Logotype for Gold.com

Gold.com (GOLD) Q3 2026 earnings summary

Event summary combining transcript, slides, and related documents.

Logotype for Gold.com

Q3 2026 earnings summary

14 May, 2026

Executive summary

  • Achieved record Q3 2026 results with revenue rising 244% year-over-year to $10.35 billion, driven by unprecedented market volatility, strong demand for precious metals, higher gold and silver prices, and successful integration of recent acquisitions including Monex, SGI, Pinehurst, AMS, and Sunshine Minting.

  • Net income attributable to shareholders was $59.5 million ($2.09 per diluted share), reversing a prior year loss, with robust operational execution and expanded production capabilities.

  • Strategic partnership with Tether included a $150 million equity investment, $20 million purchase of gold-backed stablecoin, and storage, leasing, and trading agreements, enhancing digital and physical gold integration.

  • Both wholesale and direct-to-consumer segments outperformed, with JMB and LPM in Asia achieving record profitability and strong customer engagement.

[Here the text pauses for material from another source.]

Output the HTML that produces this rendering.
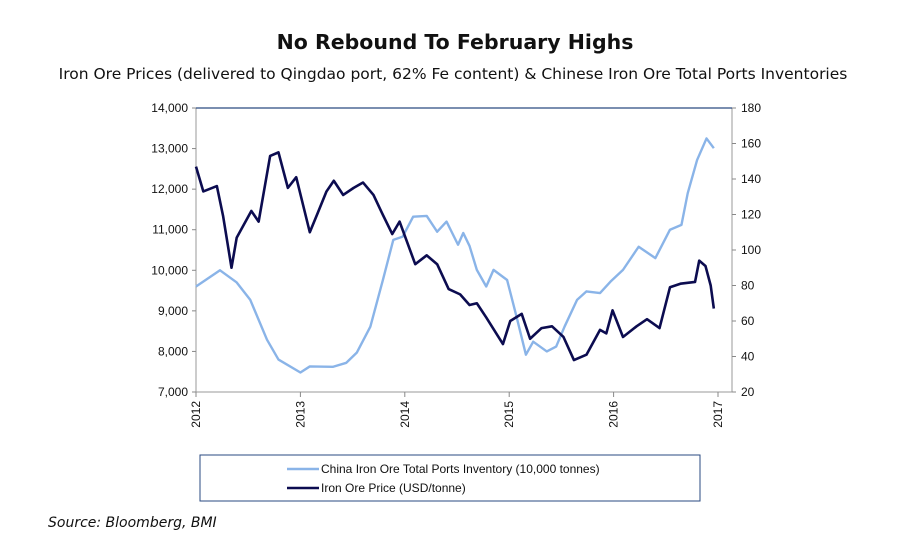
<!DOCTYPE html>
<html><head><meta charset="utf-8"><style>
body{margin:0;background:#fff;width:900px;height:552px;overflow:hidden;font-family:"Liberation Sans",sans-serif}
</style></head><body>
<svg id="chart" width="900" height="552">
<text x="455" y="49" text-anchor="middle" font-size="20.5" font-weight="bold" fill="#111" font-family="DejaVu Sans, sans-serif">No Rebound To February Highs</text>
<text x="453" y="79" text-anchor="middle" font-size="15.5" fill="#111" font-family="DejaVu Sans, sans-serif">Iron Ore Prices (delivered to Qingdao port, 62% Fe content) &amp; Chinese Iron Ore Total Ports Inventories</text>
<rect x="196" y="108" width="536" height="284" fill="none" stroke="#999"/>
<line x1="196" y1="108" x2="732" y2="108" stroke="#2a4a80" stroke-width="1.2"/>
<g id="axes"></g>
<g id="series"></g>
<rect x="200" y="455" width="500" height="46" fill="none" stroke="#2a4a80"/>
<g><line x1="287" y1="469" x2="319" y2="469" stroke="#8ab4e8" stroke-width="2.5"/><text x="321" y="473" font-size="12" fill="#111">China Iron Ore Total Ports Inventory (10,000 tonnes)</text></g>
<g><line x1="287" y1="488" x2="319" y2="488" stroke="#0c0c50" stroke-width="2.5"/><text x="321" y="492" font-size="12" fill="#111">Iron Ore Price (USD/tonne)</text></g>
<text x="48" y="527" font-size="14" font-style="italic" fill="#111" font-family="DejaVu Sans, sans-serif">Source: Bloomberg, BMI</text>
</svg>
<script>
const leftTicks=[7000,8000,9000,10000,11000,12000,13000,14000];
const rightTicks=[20,40,60,80,100,120,140,160,180];
const yearTicks=[2012,2013,2014,2015,2016,2017];
const invT=[2012.0,2012.23,2012.39,2012.52,2012.68,2012.79,2013.0,2013.09,2013.31,2013.44,2013.54,2013.67,2013.79,2013.89,2013.98,2014.08,2014.21,2014.31,2014.40,2014.51,2014.56,2014.62,2014.69,2014.78,2014.85,2014.98,2015.07,2015.16,2015.23,2015.36,2015.45,2015.53,2015.65,2015.74,2015.87,2015.97,2016.09,2016.24,2016.40,2016.54,2016.65,2016.71,2016.80,2016.89,2016.96];
const invV=[9600,10000,9700,9270,8290,7800,7480,7630,7620,7720,7970,8610,9760,10750,10830,11320,11340,10950,11200,10630,10920,10600,10010,9600,10010,9760,8860,7920,8240,8000,8120,8610,9270,9480,9440,9720,10010,10580,10300,11000,11120,11900,12720,13250,13010];
const priceT=[2012.0,2012.07,2012.20,2012.26,2012.34,2012.39,2012.53,2012.60,2012.71,2012.79,2012.88,2012.96,2013.09,2013.16,2013.25,2013.32,2013.41,2013.51,2013.60,2013.70,2013.78,2013.88,2013.95,2014.10,2014.21,2014.31,2014.42,2014.53,2014.62,2014.69,2014.78,2014.94,2015.01,2015.12,2015.20,2015.31,2015.41,2015.52,2015.62,2015.74,2015.87,2015.93,2015.99,2016.09,2016.22,2016.32,2016.44,2016.54,2016.64,2016.78,2016.82,2016.88,2016.93,2016.96];
const priceV=[147,133,136,119,90,107,122,116,153,155,135,141,110,120,133,139,131,135,138,131,121,109,116,92,97,92,78,75,69,70,62,47,60,64,50,56,57,51,38,41,55,53,66,51,57,61,56,79,81,82,94,91,80,67];
const NS="http://www.w3.org/2000/svg";
const X0=196,X1=718,YT=108,YB=392;
const xs=t=>X0+(t-2012)/5*(X1-X0);
const yl=v=>YB-(v-7000)/7000*(YB-YT);
const yr=v=>YB-(v-20)/160*(YB-YT);
function mk(tag,attrs,parent,txt){const e=document.createElementNS(NS,tag);for(const k in attrs)e.setAttribute(k,attrs[k]);if(txt!==undefined)e.textContent=txt;parent.appendChild(e);return e;}
const ax=document.getElementById('axes');
leftTicks.forEach(v=>{const y=yl(v);
 mk('line',{x1:X0-4,y1:y,x2:X0,y2:y,stroke:'#888'},ax);
 const t=mk('text',{x:X0-8,y:y+4,'text-anchor':'end','font-size':12,fill:'#111'},ax,v.toLocaleString('en-US'));
 
 });
rightTicks.forEach(v=>{const y=yr(v);
 mk('line',{x1:732,y1:y,x2:736,y2:y,stroke:'#888'},ax);
 const t=mk('text',{x:741,y:y+4,'font-size':12,fill:'#111'},ax,String(v));
 
 });
yearTicks.forEach(v=>{const x=xs(v);
 mk('line',{x1:x,y1:YB,x2:x,y2:YB+5,stroke:'#888'},ax);
 const t=mk('text',{x:0,y:0,'text-anchor':'end','font-size':12,fill:'#111',transform:`translate(${x+4},${YB+9}) rotate(-90)`},ax,String(v));
 
 });
const sg=document.getElementById('series');
const inv=mk('polyline',{points:invT.map((t,i)=>xs(t)+','+yl(invV[i])).join(' '),fill:'none',stroke:'#8ab4e8','stroke-width':2.4,'stroke-linejoin':'round'},sg);


const pr=mk('polyline',{points:priceT.map((t,i)=>xs(t)+','+yr(priceV[i])).join(' '),fill:'none',stroke:'#0c0c50','stroke-width':2.6,'stroke-linejoin':'round'},sg);


</script>
</body></html>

  • Rebranding to Gold.com unified marketing and digital initiatives, with plans for a Gold.com credit card and wallet.

Financial highlights

  • Q3 2026 revenue rose 244% year-over-year to $10.35 billion; gross profit increased 331% to $176.6 million; gross margin improved to 1.71% from 1.36%.

  • Net income for Q3 was $59.5 million ($2.09 per diluted share), compared to a net loss of $8.5 million last year; EBITDA reached $103.4 million, up 7,939% year-over-year.

  • Nine-month revenue reached $20.51 billion, up 142% year-over-year; net income up 903% to $70.2 million; diluted EPS up 814% to $2.65.

  • Cash position at quarter end was $143.6 million, up from $77.7 million at fiscal 2025 year-end.

  • Inventory turnover ratio increased to 4.7 from 2.4 quarter-over-quarter.

Outlook and guidance

  • Management expects continued constructive market conditions, leveraging expanded brand portfolio, operational leverage, and nearly $1 billion in shareholder equity.

  • Q4 anticipated to be the first full quarter benefiting from normalized contango and lower hedging costs.

  • Sufficient liquidity is anticipated for working capital, capital expenditures, and investment needs over the next twelve months.